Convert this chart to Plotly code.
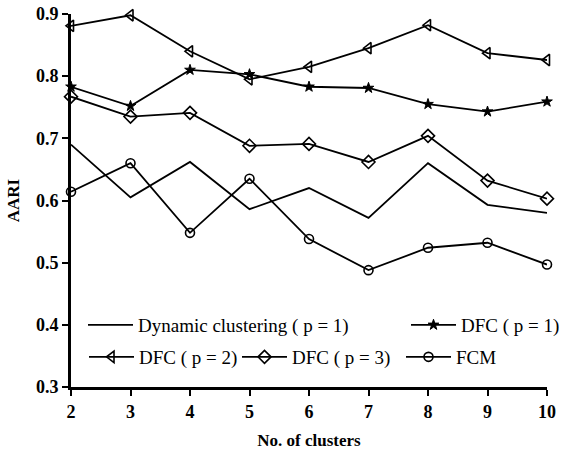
import plotly.graph_objects as go

clusters = [2, 3, 4, 5, 6, 7, 8, 9, 10]
dynamic_p1 = [0.690, 0.605, 0.662, 0.586, 0.620, 0.572, 0.660, 0.593, 0.580]
dfc_p1 = [0.783, 0.752, 0.810, 0.803, 0.783, 0.781, 0.755, 0.743, 0.759]
dfc_p2 = [0.881, 0.898, 0.840, 0.795, 0.815, 0.845, 0.882, 0.837, 0.826]
dfc_p3 = [0.767, 0.735, 0.741, 0.688, 0.691, 0.662, 0.704, 0.632, 0.603]
fcm = [0.614, 0.660, 0.548, 0.635, 0.538, 0.488, 0.524, 0.532, 0.497]

x_ticks = [2, 3, 4, 5, 6, 7, 8, 9, 10]
y_ticks = [0.3, 0.4, 0.5, 0.6, 0.7, 0.8, 0.9]

FONT = "Liberation Serif"
LW = 1.8

fig = go.Figure()
fig.add_trace(go.Scatter(x=clusters, y=dynamic_p1, mode="lines", name="Dynamic clustering ( p = 1)",
                         line=dict(color="black", width=LW), legend="legend", cliponaxis=False))
fig.add_trace(go.Scatter(x=clusters, y=dfc_p1, mode="lines+markers", name="DFC ( p = 1)",
                         line=dict(color="black", width=LW),
                         marker=dict(symbol="star", size=8, color="black", line=dict(color="black", width=1)),
                         legend="legend2", cliponaxis=False))
fig.add_trace(go.Scatter(x=clusters, y=dfc_p2, mode="lines+markers", name="DFC ( p = 2)",
                         line=dict(color="black", width=LW),
                         marker=dict(symbol="triangle-left-open", size=10, color="black", line=dict(width=1.6)),
                         legend="legend3", cliponaxis=False))
fig.add_trace(go.Scatter(x=clusters, y=dfc_p3, mode="lines+markers", name="DFC ( p = 3)",
                         line=dict(color="black", width=LW),
                         marker=dict(symbol="diamond-open", size=10, color="black", line=dict(width=1.6)),
                         legend="legend4", cliponaxis=False))
fig.add_trace(go.Scatter(x=clusters, y=fcm, mode="lines+markers", name="FCM",
                         line=dict(color="black", width=LW),
                         marker=dict(symbol="circle-open", size=9, color="black", line=dict(width=1.6)),
                         legend="legend5", cliponaxis=False))

PLOT_L, PLOT_W = 71, 476
PLOT_B, PLOT_H = 387, 373


def lg(px_left, py_center):
    return dict(orientation="h", bgcolor="rgba(0,0,0,0)", borderwidth=0,
                font=dict(family=FONT, size=19, color="black"),
                itemwidth=45, xanchor="left", yanchor="middle",
                x=(px_left - 5 - PLOT_L) / PLOT_W, y=(PLOT_B - py_center) / PLOT_H)


fig.update_layout(
    width=570, height=453,
    margin=dict(l=71, r=23, t=14, b=66, autoexpand=False),
    plot_bgcolor="white", paper_bgcolor="white",
    font=dict(family=FONT, color="black"),
    showlegend=True,
    legend=lg(88, 325),
    legend2=lg(411, 325),
    legend3=lg(89, 357),
    legend4=lg(242, 357),
    legend5=lg(406, 357),
    xaxis=dict(range=[2, 10], tickvals=x_ticks, ticktext=[str(v) for v in x_ticks],
               showgrid=False, zeroline=False, showline=True, linecolor="black", linewidth=3,
               ticks="outside", ticklen=6, tickwidth=2, tickcolor="black", automargin=False,
               tickfont=dict(family=FONT, size=18, color="black", weight="bold"),
               title=dict(text="No. of clusters", font=dict(family=FONT, size=17, color="black", weight="bold"),
                          standoff=14)),
    yaxis=dict(range=[0.3, 0.9], tickvals=y_ticks, ticktext=[f"{v:.1f}" for v in y_ticks],
               showgrid=False, zeroline=False, showline=True, linecolor="black", linewidth=3,
               ticks="outside", ticklen=6, tickwidth=2, tickcolor="black", automargin=False,
               tickfont=dict(family=FONT, size=18, color="black", weight="bold"),
               title=dict(text="AARI", font=dict(family=FONT, size=17, color="black", weight="bold"),
                          standoff=12)),
)

fig.write_html("out.html")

Problem statement:
Every line from the top of the material above through the line with "import plotly.graph_objects as go" should be duplicated exactly, please; leave out the pictures.

Written response:
Convert this chart to Plotly code.
import plotly.graph_objects as go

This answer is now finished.